» **TASK INSTRUCTIONS**
Please transcribe the data that follows without the pictures, keeping every word the same.

» **GIVEN INFORMATION**
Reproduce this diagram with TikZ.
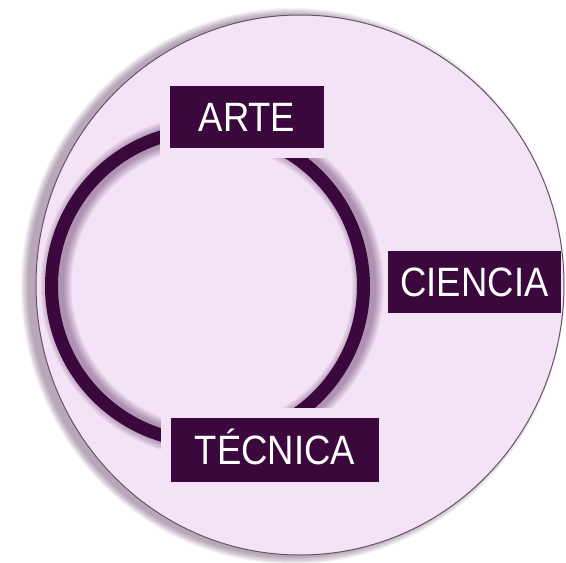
\documentclass[tikz,border=0pt]{standalone}
\usepackage{fontspec}
\setmainfont{Liberation Sans}
\newfontfamily\rotulo[FakeStretch=0.89]{Liberation Sans}
\definecolor{lila}{RGB}{244,227,246}
\definecolor{uva}{RGB}{58,8,60}
\definecolor{borde}{RGB}{105,80,108}

\begin{document}
\begin{tikzpicture}[x=1pt, y=-1pt,
  etiqueta/.style={fill=uva, text=white, inner sep=0pt, font=\rotulo\fontsize{41}{44}\selectfont, text height=29.5pt, text depth=0pt},
  hueco/.style={draw=lila, line width=10pt}]
\useasboundingbox (0,0) rectangle (566,563);
\fill[white] (0,0) rectangle (566,563);

% Disc with its shadow to the left
\foreach \k in {1,...,8} {
    \pgfmathsetmacro\rx{264+\k}
    \pgfmathsetmacro\ry{270+\k}
    \fill[uva, opacity=0.05] (293,286) ellipse [x radius=\rx pt, y radius=\ry pt];
}
\fill[lila] (300,285) ellipse [x radius=264pt, y radius=270pt];
\draw[borde, line width=1pt] (300,285) ellipse [x radius=264pt, y radius=270pt];

% Ring
\foreach \k in {1,...,6} {
    \pgfmathsetmacro\lw{13+3*\k}
    \draw[uva, opacity=0.07, line width=\lw pt] (212,286) circle [radius=156pt];
}
\draw[uva, line width=13pt] (207.5,286) circle [radius=156pt];

% Labels
\node[etiqueta, hueco, minimum width=164pt, minimum height=72pt] (arte) at (247,116.5) {ARTE};
\node[etiqueta, hueco, minimum width=218pt, minimum height=74pt] (tecnica) at (275,450) {TÉCNICA};
\node[etiqueta, minimum width=173pt, minimum height=62pt] (ciencia) at (474.5,281.5) {CIENCIA};

\end{tikzpicture}
\end{document}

» **RESULT OF THE TASK**
Reproduce this diagram with TikZ.
\documentclass[tikz,border=0pt]{standalone}
\usepackage{fontspec}
\setmainfont{Liberation Sans}
\newfontfamily\rotulo[FakeStretch=0.89]{Liberation Sans}
\definecolor{lila}{RGB}{244,227,246}
\definecolor{uva}{RGB}{58,8,60}
\definecolor{borde}{RGB}{105,80,108}

\begin{document}
\begin{tikzpicture}[x=1pt, y=-1pt,
  etiqueta/.style={fill=uva, text=white, inner sep=0pt, font=\rotulo\fontsize{41}{44}\selectfont, text height=29.5pt, text depth=0pt},
  hueco/.style={draw=lila, line width=10pt}]
\useasboundingbox (0,0) rectangle (566,563);
\fill[white] (0,0) rectangle (566,563);

% Disc with its shadow to the left
\foreach \k in {1,...,8} {
    \pgfmathsetmacro\rx{264+\k}
    \pgfmathsetmacro\ry{270+\k}
    \fill[uva, opacity=0.05] (293,286) ellipse [x radius=\rx pt, y radius=\ry pt];
}
\fill[lila] (300,285) ellipse [x radius=264pt, y radius=270pt];
\draw[borde, line width=1pt] (300,285) ellipse [x radius=264pt, y radius=270pt];

% Ring
\foreach \k in {1,...,6} {
    \pgfmathsetmacro\lw{13+3*\k}
    \draw[uva, opacity=0.07, line width=\lw pt] (212,286) circle [radius=156pt];
}
\draw[uva, line width=13pt] (207.5,286) circle [radius=156pt];

% Labels
\node[etiqueta, hueco, minimum width=164pt, minimum height=72pt] (arte) at (247,116.5) {ARTE};
\node[etiqueta, hueco, minimum width=218pt, minimum height=74pt] (tecnica) at (275,450) {TÉCNICA};
\node[etiqueta, minimum width=173pt, minimum height=62pt] (ciencia) at (474.5,281.5) {CIENCIA};

\end{tikzpicture}
\end{document}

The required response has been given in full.